Tips for drafting and maintaining a Distributor Agreement in Alaska

  1. Define the scope of distribution: Specify the geographic area where the Distributor is authorized to sell the Supplier’s products. Include exclusivity terms if applicable.
    • Example: “The Distributor is granted exclusive rights to distribute the Supplier’s products within the state of Alaska.”
  2. Outline product details: List the products covered by the agreement and any restrictions on sales channels or markets.
    • Example: “The Distributor is authorized to sell the Supplier’s products exclusively to retail outlets and may not sell online without prior approval.”
  3. Set pricing and payment terms: Detail the pricing structure, discounts, and payment terms.

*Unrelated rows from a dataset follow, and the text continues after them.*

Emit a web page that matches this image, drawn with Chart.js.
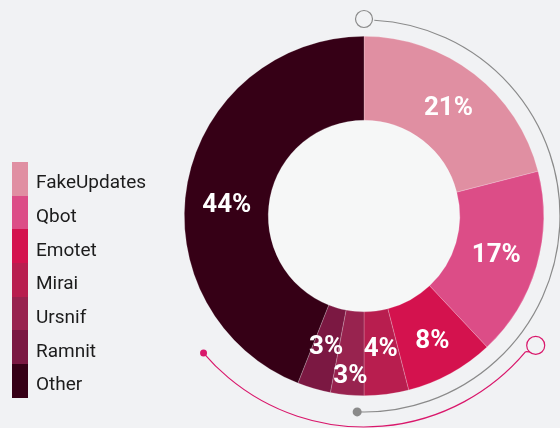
<!DOCTYPE html>
<html>
<head>
<meta charset="utf-8">
<script src="https://cdn.jsdelivr.net/npm/chart.js@4.4.1/dist/chart.umd.min.js"></script>
<style>
  html, body { margin: 0; padding: 0; background: #f1f2f4; }
  #wrap { position: relative; width: 560px; height: 428px; }
  #legend { position: absolute; left: 12px; top: 162px; font-family: Roboto, sans-serif; }
  .item { display: flex; align-items: center; height: 33.7px; }
  .sw { width: 16px; height: 100%; }
  .lbl { margin-left: 8px; font-size: 19px; color: #1c1c1c; padding-top: 6px; }
</style>
</head>
<body>
<div id="wrap">
  <canvas id="chart" width="560" height="428"></canvas>
  <div id="legend"></div>
</div>
<script>
const labels = ["FakeUpdates", "Qbot", "Emotet", "Mirai", "Ursnif", "Ramnit", "Other"];
const shares = [21, 17, 8, 4, 3, 3, 44];
const colors = ["#e08fa2", "#dc4d87", "#d4124e", "#b81e4f", "#98234f", "#7b1842", "#360016"];

// label nudges: [extra radius, angle shift in degrees]
const nudges = [[0, 0], [0, 0], [4, 0], [-4, 0], [22, -0.5], [-2, 0], [0, -6]];

// legend
const legendBox = document.getElementById("legend");
labels.forEach((name, i) => {
  const row = document.createElement("div");
  row.className = "item";
  row.innerHTML = `<div class="sw" style="background:${colors[i]}"></div><div class="lbl">${name}</div>`;
  legendBox.appendChild(row);
});

const deg = Math.PI / 180;

const decorPlugin = {
  id: "decor",
  beforeDatasetsDraw(chart) {
    const arc = chart.getDatasetMeta(0).data[0];
    const { x, y, innerRadius } = arc;
    const ctx = chart.ctx;
    ctx.save();
    // inner disc
    ctx.fillStyle = "#f6f7f7";
    ctx.beginPath();
    ctx.arc(x, y, innerRadius, 0, Math.PI * 2);
    ctx.fill();

    // grey ring
    const rg = 196;
    ctx.strokeStyle = "#8a8a8a";
    ctx.lineWidth = 1.2;
    ctx.beginPath();
    ctx.arc(x, y, rg, -87 * deg, 92 * deg);
    ctx.stroke();
    ctx.beginPath();
    ctx.arc(x, y - 197, 8.5, 0, Math.PI * 2);
    ctx.stroke();
    ctx.fillStyle = "#8a8a8a";
    ctx.beginPath();
    ctx.arc(x + rg * Math.cos(92 * deg), y + rg * Math.sin(92 * deg), 4.5, 0, Math.PI * 2);
    ctx.fill();

    // pink ring
    const rp = 211;
    ctx.strokeStyle = "#d9176b";
    ctx.lineWidth = 1.2;
    ctx.beginPath();
    ctx.arc(x, y, rp, 40 * deg, 139.5 * deg);
    ctx.stroke();
    const cx = x + 215 * Math.cos(37 * deg), cy = y + 215 * Math.sin(37 * deg);
    ctx.beginPath();
    ctx.moveTo(x + rp * Math.cos(40 * deg), y + rp * Math.sin(40 * deg));
    ctx.lineTo(cx - 6, cy + 6.5);
    ctx.stroke();
    ctx.beginPath();
    ctx.arc(cx, cy, 9, 0, Math.PI * 2);
    ctx.stroke();
    ctx.fillStyle = "#d9176b";
    ctx.beginPath();
    ctx.arc(x + rp * Math.cos(139.5 * deg), y + rp * Math.sin(139.5 * deg), 3.5, 0, Math.PI * 2);
    ctx.fill();
    ctx.restore();
  },
  afterDatasetsDraw(chart) {
    const ctx = chart.ctx;
    ctx.save();
    ctx.fillStyle = "#ffffff";
    ctx.font = "bold 26px Roboto, sans-serif";
    ctx.textAlign = "center";
    ctx.textBaseline = "middle";
    chart.getDatasetMeta(0).data.forEach((el, i) => {
      const p = el.getProps(["x", "y", "startAngle", "endAngle", "innerRadius", "outerRadius"]);
      const a = (p.startAngle + p.endAngle) / 2 + nudges[i][1] * deg;
      const r = (p.innerRadius + p.outerRadius) / 2 + nudges[i][0];
      ctx.fillText(shares[i] + "%", p.x + r * Math.cos(a), p.y + r * Math.sin(a) + 1);
    });
    ctx.restore();
  }
};

new Chart(document.getElementById("chart"), {
  type: "doughnut",
  data: {
    labels: labels,
    datasets: [{
      data: shares,
      backgroundColor: colors,
      borderColor: "rgba(255,255,255,0.35)",
      borderWidth: 0.6
    }]
  },
  options: {
    responsive: false,
    animation: false,
    cutout: "53.3%",
    layout: { padding: { left: 184, right: 16, top: 36, bottom: 32 } },
    plugins: {
      legend: { display: false },
      tooltip: { enabled: false }
    }
  },
  plugins: [decorPlugin]
});
</script>
</body>
</html>
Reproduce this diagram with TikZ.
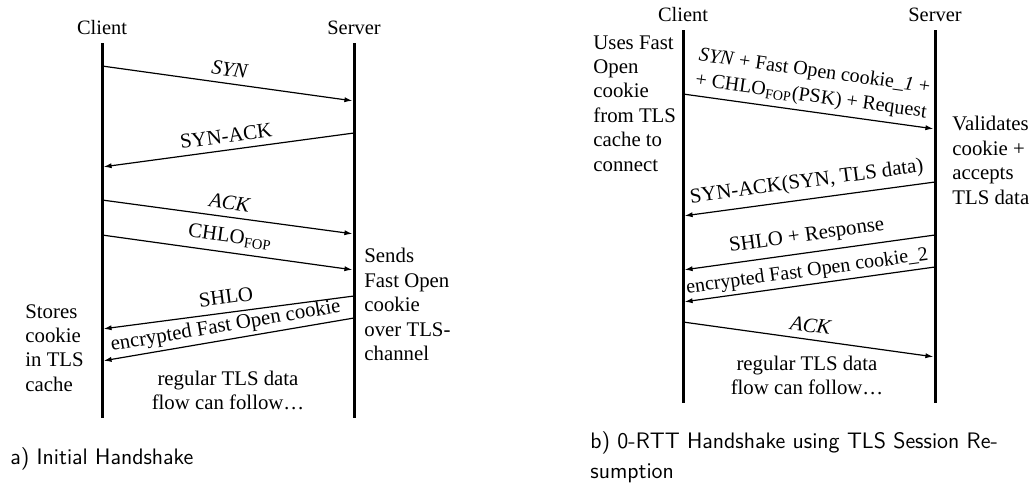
\documentclass[tikz,border=0pt]{standalone}
\usepackage{fontspec}
\setmainfont{Liberation Serif}
\usetikzlibrary{arrows.meta}
\begin{document}
\begin{tikzpicture}[x=0.5pt,y=-0.5pt,
  life/.style={line width=1.5pt},
  msg/.style={line width=0.6pt,-{Latex[length=4pt,width=2.6pt]},shorten >=0.8pt},
  rmsg/.style={line width=0.6pt,{Latex[length=4pt,width=2.6pt]}-,shorten <=0.8pt},
  lbl/.style={font=\fontsize{10.4}{12}\selectfont,above,sloped,align=center},
  slbl/.style={lbl,font=\fontsize{10}{12.6}\selectfont},
  head/.style={font=\fontsize{10.2}{12}\selectfont,anchor=base,inner sep=0pt},
  note/.style={font=\fontsize{10.4}{12.2}\selectfont,align=left,anchor=north west,inner sep=0pt},
  flow/.style={font=\fontsize{10.4}{12}\selectfont,align=center,anchor=north,inner sep=0pt},
  captext/.style={font=\sffamily\fontsize{11.2}{15}\selectfont,align=left,anchor=base west,inner sep=0pt}]
\useasboundingbox (0,0) rectangle (1029,483);

% ---------- a) Initial Handshake ----------
\node[head] (aclient) at (102,34) {Client};
\node[head] (aserver) at (354,34) {Server};
\coordinate (act) at (102,43); \coordinate (acb) at (102,418);
\coordinate (ast) at (354,43); \coordinate (asb) at (354,418);
\draw[life] (act) -- (acb);
\draw[life] (ast) -- (asb);

\coordinate (ac1) at (102,66);  \coordinate (as1) at (354,101);
\coordinate (ac2) at (102,167); \coordinate (as2) at (354,133);
\coordinate (ac3) at (102,200); \coordinate (as3) at (354,234);
\coordinate (ac4) at (102,235); \coordinate (as4) at (354,270);
\coordinate (ac5) at (102,329); \coordinate (as5) at (354,296);
\coordinate (ac6) at (102,361); \coordinate (as6) at (354,318);

\draw[msg] (ac1) -- node[lbl] {\textit{SYN}} (as1);
\draw[rmsg] (ac2) -- node[lbl] {SYN-ACK} (as2);
\draw[msg] (ac3) -- node[lbl] {\textit{ACK}} (as3);
\draw[msg] (ac4) -- node[lbl] {CHLO\textsubscript{FOP}} (as4);
\draw[rmsg] (ac5) -- node[lbl,inner sep=4pt] {SHLO} (as5);
\draw[rmsg] (ac6) -- node[lbl,inner sep=1.6pt] {encrypted Fast Open cookie} (as6);

\node[note] (astore) at (25,304) {Stores\\cookie\\in TLS\\cache};
\node[note] (asends) at (364,248) {Sends\\Fast Open\\cookie\\over TLS-\\channel};
\node[flow] (aflow) at (228,371) {regular TLS data\\flow can follow\ldots};

\node[captext] (acap) at (10,464) {a) Initial Handshake};

% ---------- b) 0-RTT Handshake ----------
\node[head] (bclient) at (683,21) {Client};
\node[head] (bserver) at (935,21) {Server};
\coordinate (bct) at (683,30); \coordinate (bcb) at (683,403);
\coordinate (bst) at (935,30); \coordinate (bsb) at (935,403);
\draw[life] (bct) -- (bcb);
\draw[life] (bst) -- (bsb);

\coordinate (bc1) at (683,94);  \coordinate (bs1) at (935,129);
\coordinate (bc2) at (683,216); \coordinate (bs2) at (935,182);
\coordinate (bc3) at (683,270); \coordinate (bs3) at (935,235);
\coordinate (bc4) at (683,302); \coordinate (bs4) at (935,267);
\coordinate (bc5) at (683,322); \coordinate (bs5) at (935,357);

\draw[msg] (bc1) -- node[slbl,inner sep=2.5pt] {\textit{SYN} + Fast Open cookie\_\textit{1} +\\+ CHLO\textsubscript{FOP}(PSK) + Request} (bs1);
\draw[rmsg] (bc2) -- node[lbl] {SYN-ACK(SYN, TLS data)} (bs2);
\draw[rmsg] (bc3) -- node[lbl] {SHLO + Response} (bs3);
\draw[rmsg] (bc4) -- node[slbl,inner sep=1.5pt] {encrypted Fast Open cookie\_2} (bs4);
\draw[msg] (bc5) -- node[lbl] {\textit{ACK}} (bs5);

\node[note] (buses) at (593,35) {Uses Fast\\Open\\cookie\\from TLS\\cache to\\connect};
\node[note] (bvalid) at (952,116) {Validates\\cookie +\\accepts\\TLS data};
\node[flow] (bflow) at (807,356) {regular TLS data\\flow can follow\ldots};

\node[captext] (bcap) at (590,478) {b) 0-RTT Handshake using TLS Session Re-\\sumption};
\end{tikzpicture}
\end{document}
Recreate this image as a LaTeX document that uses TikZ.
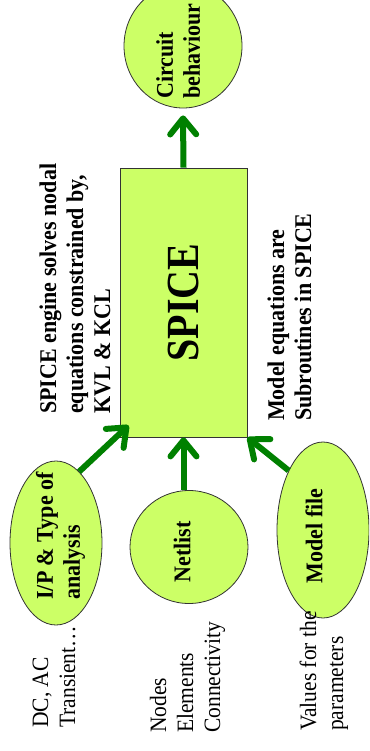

Include provisions for handling returns or defective products.
    • Example: “The Distributor will purchase products at a 30% discount off the Manufacturer’s Suggested Retail Price (MSRP) and will pay invoices within 15 days.”
  4. Address marketing and promotion: Specify the Distributor’s obligations to promote the Supplier’s products and any co-marketing support provided by the Supplier.
    • Example: “The Distributor agrees to allocate $5,000 annually for marketing the Supplier’s products and will submit a marketing plan for approval.”
  5. Include performance metrics: Establish minimum purchase requirements or sales targets to ensure the Distributor actively promotes the Supplier’s products.
    • Example: “The Distributor agrees to purchase a minimum of $50,000 worth of products quarterly or risk termination of this agreement.”
  6. Specify termination clauses: Define the conditions under which the agreement can be terminated, such as breach of terms, failure to meet performance metrics, or mutual agreement.
    • Example: “Either party may terminate this agreement with 60 days’ written notice if the other party fails to fulfill its obligations.”
  7. Comply with Alaska laws: Ensure the agreement adheres to Alaska’s contract laws, including the Alaska Uniform Commercial Code (UCC) for transactions involving goods.